A Story of Recovery:

I Am One of Them Too


I am the daughter of a classic alcoholic. I was born in 1946 and grew up in Houston, Texas. For most of my childhood and adolescence, I watched my loving, brilliant father slowly deteriorate from that vicious disease. I felt every feeling imaginable about his drinking, but one thought never crossed my mind: that I had inherited some biological or behavioral version of his disease.

What I consciously remember was the thought that I would never drink like he did. I fought him and his drinking. I poured the liquor from his hidden bottles down the kitchen sink. I confronted him and sobbed with despair and rage. My ever-nurturing mother was a classic enabler. She fed him, cleaned him up, protected him, and earned the living that supported our family. The truth was that she loved him very much and did not know what else to do. Near the end of his life, he found AA and lived several of his happiest years, clean and sober, before he died of emphysema and lung cancer, from decades of smoking.

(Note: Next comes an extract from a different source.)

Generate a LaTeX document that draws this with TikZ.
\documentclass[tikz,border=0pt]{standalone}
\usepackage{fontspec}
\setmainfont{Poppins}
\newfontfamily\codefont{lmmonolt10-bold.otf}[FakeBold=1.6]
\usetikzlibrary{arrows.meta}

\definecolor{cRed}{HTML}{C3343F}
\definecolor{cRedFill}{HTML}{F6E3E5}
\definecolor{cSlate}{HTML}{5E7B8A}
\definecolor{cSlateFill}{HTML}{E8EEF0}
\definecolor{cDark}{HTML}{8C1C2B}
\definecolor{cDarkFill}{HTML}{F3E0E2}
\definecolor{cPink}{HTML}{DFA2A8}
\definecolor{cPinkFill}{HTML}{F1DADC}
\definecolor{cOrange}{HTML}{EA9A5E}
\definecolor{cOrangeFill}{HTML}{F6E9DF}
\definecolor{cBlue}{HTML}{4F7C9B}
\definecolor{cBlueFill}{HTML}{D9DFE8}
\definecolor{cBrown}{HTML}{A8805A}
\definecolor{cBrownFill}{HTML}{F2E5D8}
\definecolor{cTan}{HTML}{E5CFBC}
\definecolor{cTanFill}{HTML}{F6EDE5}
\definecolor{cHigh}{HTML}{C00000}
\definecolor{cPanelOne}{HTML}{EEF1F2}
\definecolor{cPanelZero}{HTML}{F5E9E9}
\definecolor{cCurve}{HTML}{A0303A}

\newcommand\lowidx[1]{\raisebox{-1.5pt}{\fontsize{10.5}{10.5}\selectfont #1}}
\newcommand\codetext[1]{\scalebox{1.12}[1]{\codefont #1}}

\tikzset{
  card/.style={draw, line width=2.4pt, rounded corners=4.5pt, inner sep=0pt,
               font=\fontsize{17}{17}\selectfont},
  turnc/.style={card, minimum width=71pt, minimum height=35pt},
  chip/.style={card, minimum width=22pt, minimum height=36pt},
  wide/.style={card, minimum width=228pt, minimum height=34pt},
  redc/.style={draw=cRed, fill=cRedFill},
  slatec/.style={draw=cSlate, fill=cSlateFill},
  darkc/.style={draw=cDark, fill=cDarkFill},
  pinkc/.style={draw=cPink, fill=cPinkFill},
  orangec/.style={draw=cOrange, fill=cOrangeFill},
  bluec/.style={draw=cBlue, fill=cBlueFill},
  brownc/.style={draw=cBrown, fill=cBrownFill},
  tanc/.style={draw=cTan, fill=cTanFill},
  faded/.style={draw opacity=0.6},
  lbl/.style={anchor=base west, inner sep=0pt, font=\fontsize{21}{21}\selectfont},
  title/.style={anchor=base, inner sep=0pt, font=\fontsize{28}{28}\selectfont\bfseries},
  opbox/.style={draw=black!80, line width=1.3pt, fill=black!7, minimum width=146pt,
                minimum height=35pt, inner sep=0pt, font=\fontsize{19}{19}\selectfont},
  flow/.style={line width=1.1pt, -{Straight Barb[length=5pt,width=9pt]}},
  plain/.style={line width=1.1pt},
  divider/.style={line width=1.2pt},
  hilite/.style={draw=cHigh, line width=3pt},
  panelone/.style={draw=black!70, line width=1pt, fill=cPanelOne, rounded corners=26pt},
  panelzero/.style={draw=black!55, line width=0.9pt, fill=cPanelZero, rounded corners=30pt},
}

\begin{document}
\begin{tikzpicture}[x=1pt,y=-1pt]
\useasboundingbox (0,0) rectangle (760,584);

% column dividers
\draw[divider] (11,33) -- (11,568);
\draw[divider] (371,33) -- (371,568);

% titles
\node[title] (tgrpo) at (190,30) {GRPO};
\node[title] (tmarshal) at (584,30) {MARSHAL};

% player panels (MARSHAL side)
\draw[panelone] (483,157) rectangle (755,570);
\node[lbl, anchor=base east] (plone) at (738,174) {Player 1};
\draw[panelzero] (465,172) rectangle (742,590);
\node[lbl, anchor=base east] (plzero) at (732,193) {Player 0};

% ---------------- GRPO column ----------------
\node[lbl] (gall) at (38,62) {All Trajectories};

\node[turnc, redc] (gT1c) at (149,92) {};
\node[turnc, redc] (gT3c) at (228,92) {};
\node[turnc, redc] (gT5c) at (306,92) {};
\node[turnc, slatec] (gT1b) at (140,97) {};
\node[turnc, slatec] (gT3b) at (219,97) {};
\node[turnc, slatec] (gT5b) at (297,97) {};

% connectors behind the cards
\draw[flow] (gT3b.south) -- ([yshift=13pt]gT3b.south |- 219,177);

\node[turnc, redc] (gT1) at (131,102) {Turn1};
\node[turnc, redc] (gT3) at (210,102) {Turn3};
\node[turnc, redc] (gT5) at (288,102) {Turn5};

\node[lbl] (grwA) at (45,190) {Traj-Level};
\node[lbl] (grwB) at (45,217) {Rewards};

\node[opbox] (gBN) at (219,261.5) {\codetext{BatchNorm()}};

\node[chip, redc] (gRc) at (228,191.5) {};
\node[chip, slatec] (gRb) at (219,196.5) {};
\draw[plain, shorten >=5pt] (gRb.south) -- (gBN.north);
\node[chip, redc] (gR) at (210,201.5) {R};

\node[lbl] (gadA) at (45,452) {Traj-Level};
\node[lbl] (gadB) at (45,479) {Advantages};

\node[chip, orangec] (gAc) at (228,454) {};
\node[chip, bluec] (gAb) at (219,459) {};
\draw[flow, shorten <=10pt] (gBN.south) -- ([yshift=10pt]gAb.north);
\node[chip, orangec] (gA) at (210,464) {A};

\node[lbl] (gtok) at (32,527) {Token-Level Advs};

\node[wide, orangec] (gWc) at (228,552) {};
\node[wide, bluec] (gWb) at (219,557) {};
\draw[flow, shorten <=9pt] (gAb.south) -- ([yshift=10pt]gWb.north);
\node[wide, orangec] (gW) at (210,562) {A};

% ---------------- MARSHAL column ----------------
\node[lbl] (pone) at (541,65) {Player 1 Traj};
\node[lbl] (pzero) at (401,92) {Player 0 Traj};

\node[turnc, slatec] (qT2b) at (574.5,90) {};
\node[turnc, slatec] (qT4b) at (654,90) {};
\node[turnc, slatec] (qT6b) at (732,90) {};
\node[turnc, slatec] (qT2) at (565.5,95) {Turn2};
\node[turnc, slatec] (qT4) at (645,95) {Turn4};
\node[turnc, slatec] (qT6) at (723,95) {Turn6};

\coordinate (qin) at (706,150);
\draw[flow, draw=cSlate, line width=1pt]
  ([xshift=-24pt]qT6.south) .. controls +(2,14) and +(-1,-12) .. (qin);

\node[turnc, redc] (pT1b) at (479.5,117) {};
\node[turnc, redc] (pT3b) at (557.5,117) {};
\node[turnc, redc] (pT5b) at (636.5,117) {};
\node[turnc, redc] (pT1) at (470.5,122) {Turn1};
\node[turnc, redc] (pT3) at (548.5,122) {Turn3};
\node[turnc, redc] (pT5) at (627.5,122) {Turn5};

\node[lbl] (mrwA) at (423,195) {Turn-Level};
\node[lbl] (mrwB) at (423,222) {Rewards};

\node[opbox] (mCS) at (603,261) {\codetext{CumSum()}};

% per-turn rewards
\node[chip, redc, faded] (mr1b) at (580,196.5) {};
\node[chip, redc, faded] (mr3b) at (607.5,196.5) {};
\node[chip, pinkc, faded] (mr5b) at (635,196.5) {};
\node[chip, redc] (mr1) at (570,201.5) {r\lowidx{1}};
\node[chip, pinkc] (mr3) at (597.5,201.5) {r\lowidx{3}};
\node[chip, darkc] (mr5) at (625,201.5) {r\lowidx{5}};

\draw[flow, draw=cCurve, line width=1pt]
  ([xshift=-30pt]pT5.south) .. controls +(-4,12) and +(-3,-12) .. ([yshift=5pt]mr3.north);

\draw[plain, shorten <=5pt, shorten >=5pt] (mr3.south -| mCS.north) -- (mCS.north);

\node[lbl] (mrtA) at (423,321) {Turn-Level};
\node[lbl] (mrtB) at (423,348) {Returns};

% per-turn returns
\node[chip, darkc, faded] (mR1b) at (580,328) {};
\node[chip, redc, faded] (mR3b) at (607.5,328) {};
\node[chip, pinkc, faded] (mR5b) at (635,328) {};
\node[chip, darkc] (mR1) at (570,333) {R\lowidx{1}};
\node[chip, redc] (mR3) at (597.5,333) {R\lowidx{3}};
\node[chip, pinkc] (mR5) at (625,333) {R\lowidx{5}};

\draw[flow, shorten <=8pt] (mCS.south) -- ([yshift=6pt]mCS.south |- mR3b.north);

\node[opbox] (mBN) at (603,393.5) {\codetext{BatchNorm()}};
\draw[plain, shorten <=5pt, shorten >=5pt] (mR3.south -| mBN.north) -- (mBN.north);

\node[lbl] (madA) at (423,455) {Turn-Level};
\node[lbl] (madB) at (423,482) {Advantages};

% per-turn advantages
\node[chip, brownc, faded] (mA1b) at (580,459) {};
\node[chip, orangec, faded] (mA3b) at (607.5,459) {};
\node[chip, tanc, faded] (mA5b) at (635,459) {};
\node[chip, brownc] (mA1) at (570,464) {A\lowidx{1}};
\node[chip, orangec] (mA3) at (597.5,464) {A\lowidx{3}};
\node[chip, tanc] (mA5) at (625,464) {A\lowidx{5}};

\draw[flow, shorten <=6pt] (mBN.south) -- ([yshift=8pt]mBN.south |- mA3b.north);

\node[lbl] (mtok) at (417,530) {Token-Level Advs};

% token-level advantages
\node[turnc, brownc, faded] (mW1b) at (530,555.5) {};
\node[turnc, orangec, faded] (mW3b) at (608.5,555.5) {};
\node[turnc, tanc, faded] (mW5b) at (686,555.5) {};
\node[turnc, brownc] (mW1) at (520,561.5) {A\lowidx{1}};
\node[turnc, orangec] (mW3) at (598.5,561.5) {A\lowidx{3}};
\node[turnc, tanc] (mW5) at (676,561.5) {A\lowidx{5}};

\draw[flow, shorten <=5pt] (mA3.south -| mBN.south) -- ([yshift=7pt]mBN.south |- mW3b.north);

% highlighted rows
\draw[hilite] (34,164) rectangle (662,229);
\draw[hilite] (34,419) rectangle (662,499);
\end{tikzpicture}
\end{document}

In the late 1960s and early 1970s, I experimented with drugs and had constant opportunities to drink alcohol. But I found that with both alcohol and drugs, I could take it or leave it. They didn’t call to me. I could even smoke once in awhile without being hooked. With a certain self-righteous superiority, I thought I had escaped the family curse.

During my twenties, I was slim and very active; I have no memories of over-eating or under-eating. Then I got pregnant at age 29 and gained 40 pounds. That was the beginning of three decades of my weight going up and down. Each time I lost weight, I would regain even more.

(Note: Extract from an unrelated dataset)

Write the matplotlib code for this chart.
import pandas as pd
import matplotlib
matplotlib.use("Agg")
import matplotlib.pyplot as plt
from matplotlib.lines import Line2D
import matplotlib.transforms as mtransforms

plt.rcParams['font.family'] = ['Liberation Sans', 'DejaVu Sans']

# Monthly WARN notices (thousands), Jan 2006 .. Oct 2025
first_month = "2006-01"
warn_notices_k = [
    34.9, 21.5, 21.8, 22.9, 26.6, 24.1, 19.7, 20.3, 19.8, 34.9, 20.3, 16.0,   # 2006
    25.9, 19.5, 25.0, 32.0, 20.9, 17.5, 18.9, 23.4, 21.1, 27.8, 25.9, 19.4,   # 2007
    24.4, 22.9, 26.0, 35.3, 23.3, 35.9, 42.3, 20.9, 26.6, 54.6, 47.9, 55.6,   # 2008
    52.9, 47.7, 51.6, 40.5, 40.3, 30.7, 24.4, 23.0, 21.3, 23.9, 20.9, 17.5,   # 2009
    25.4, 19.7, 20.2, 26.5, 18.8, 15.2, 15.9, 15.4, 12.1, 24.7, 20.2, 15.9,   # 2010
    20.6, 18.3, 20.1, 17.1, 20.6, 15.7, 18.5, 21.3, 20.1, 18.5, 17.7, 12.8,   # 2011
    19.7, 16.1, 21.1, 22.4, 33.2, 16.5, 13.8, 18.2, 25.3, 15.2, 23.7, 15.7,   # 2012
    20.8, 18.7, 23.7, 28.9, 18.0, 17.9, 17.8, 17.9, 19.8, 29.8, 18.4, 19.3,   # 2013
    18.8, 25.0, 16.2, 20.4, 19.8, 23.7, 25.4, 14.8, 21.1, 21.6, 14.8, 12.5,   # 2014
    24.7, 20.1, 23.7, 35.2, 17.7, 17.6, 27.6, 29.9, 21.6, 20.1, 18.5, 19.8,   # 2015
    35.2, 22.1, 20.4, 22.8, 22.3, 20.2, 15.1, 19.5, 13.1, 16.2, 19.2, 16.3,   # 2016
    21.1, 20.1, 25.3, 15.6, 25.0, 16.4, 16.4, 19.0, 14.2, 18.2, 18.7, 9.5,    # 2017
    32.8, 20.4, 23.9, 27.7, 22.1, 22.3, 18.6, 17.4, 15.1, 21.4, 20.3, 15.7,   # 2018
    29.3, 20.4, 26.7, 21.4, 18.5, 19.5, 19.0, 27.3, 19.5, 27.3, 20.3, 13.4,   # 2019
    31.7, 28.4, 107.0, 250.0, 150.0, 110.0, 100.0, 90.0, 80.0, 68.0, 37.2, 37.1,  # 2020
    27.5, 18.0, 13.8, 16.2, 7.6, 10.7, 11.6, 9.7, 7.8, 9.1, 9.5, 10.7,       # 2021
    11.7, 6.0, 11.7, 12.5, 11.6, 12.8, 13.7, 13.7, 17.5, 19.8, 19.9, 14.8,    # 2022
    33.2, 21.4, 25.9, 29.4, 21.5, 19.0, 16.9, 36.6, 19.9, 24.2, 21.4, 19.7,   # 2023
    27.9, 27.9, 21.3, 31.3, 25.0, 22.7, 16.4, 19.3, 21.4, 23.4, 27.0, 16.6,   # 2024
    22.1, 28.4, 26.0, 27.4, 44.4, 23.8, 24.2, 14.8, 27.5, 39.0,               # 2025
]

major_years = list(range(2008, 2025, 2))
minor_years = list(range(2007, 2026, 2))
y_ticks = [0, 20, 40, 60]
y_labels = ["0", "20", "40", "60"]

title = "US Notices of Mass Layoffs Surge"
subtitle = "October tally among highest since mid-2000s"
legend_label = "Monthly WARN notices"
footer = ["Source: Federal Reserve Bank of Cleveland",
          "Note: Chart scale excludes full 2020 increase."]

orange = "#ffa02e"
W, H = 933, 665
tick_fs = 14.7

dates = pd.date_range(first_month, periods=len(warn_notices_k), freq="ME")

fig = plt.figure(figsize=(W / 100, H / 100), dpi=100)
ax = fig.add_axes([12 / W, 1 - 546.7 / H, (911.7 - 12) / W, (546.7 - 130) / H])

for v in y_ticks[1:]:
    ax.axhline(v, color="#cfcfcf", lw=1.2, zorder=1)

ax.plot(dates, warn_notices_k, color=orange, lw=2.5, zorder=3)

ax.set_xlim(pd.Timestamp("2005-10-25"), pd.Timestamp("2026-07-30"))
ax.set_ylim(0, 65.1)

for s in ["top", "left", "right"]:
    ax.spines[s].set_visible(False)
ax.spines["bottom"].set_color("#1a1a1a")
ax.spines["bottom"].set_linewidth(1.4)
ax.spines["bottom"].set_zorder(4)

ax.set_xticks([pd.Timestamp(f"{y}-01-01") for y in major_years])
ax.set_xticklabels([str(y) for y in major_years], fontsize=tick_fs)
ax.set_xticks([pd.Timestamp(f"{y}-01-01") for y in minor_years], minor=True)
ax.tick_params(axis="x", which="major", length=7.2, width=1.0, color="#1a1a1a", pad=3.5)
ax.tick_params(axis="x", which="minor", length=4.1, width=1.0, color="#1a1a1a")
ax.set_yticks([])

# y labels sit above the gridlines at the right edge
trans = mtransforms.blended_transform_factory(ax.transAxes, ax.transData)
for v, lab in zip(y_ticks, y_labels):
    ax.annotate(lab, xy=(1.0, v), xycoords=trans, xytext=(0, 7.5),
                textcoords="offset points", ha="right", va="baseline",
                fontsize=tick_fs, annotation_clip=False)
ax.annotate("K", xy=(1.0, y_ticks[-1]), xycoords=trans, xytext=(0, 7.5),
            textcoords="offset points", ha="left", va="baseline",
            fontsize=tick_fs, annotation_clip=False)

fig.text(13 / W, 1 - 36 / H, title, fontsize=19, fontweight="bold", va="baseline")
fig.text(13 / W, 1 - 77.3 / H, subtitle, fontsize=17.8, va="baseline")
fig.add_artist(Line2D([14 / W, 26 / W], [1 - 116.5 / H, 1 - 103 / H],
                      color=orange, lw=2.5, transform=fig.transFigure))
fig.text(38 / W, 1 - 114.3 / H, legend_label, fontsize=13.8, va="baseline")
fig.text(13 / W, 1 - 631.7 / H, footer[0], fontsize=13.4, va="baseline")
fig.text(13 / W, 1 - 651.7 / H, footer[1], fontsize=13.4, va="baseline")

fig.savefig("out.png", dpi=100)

By my late forties, the struggle with food and weight was intense. It was affecting my work, my confidence, and especially my relationships. In 1999 I was almost 200 pounds. The joints of my legs and feet hurt daily.

Then I found a book in the hospital where I worked that listed all the Twelve-Step groups for every addiction in the New York/New Jersey area where I lived. I turned to the pages about food and knew I had come home. Within a few months, I was sitting in Twelve-Step meetings once a week, and the weight was falling off. I was reading the Steps and the Traditions, and accepting the truth of my biology.

I am a food addict, and my disease is as virulent as my father’s—it’s just that my drug of choice is different. Who knows the exact science of genetic inheritance? I hope that medicine and science will continue to learn more and more about the spectrum of illnesses of addiction and all the variations of compulsive behavior. But my recovery does not have to wait for science or society to tell me about my illness. I have now lived it through two generations, and I need no more evidence of its destructive power.

After about 18 months of recovery in that original Twelve-Step program for food (not FA), the promises were coming true in great heaps of rewards. I met a wonderful man who had become my partner, and I was finding work that I loved. I was planning a move to a new country, Australia. I left the food program and the supportive fellowship and assumed that now I could do it on my own.

Within a couple of years, all the addictive eating habits were back: portions getting bigger and bigger, never feeling satisfied after a meal, solitary eating, often eating in between meals, late night eating in front of the television, constant caffeine, and lagging energy. And, of course, as a direct result of that eating, my personality started to change: more irritable, less effective at work, loss of confidence, no joy in intimacy, self-hatred, shame, confusion, and a manic effort to lose weight through exercise. I was once again emotionally, physically and spiritually in great distress.

One would think objectively that I should really have been happy in Australia. My new marriage was very good. However, I was in therapy, seriously working on the issues of adjustment around immigrating to this new country.

Suddenly, in one session, I just stopped. What I was talking about seemed so false. I cried, “It’s not Australia, it’s not the move, it’s the food!” I spoke of how miserable I felt over the way I was eating and how I was feeling about my body. My therapist (bless her) stood up and went to her computer. She had just received an email from a friend of hers in London, telling her about FA in Australia. Certainly a moment of grace!

Two months later, weighing 215 pounds at age 62, I was sitting in FA meetings in Melbourne, awestruck by the beautiful people sharing at the front of the room. The structure was rigorous, more so than my previous program, but everything made such sense to me.

I have now been abstinent and steadily working Program for over two years. I weigh approximately 148 pounds and physically feel healthy and free. I joined an AWOL, which is so valuable to my recovery. I work the tools daily and find that my spiritual fitness, my serenity, is in direct proportion to my quiet time with my Higher Power. I recognize that I am still young in my recovery. I am here to stay this time.

Now when I read the AA Big Book, bittersweet memories of my father often arise. I wish I could give him a big hug and tell him I understand. His story could be in that book. My heart is filled with compassion and gratitude for those who have gone before me. I am finally ready and so willing. I surrender to reality and this time, I fully accept that “yes, I am one of them too.”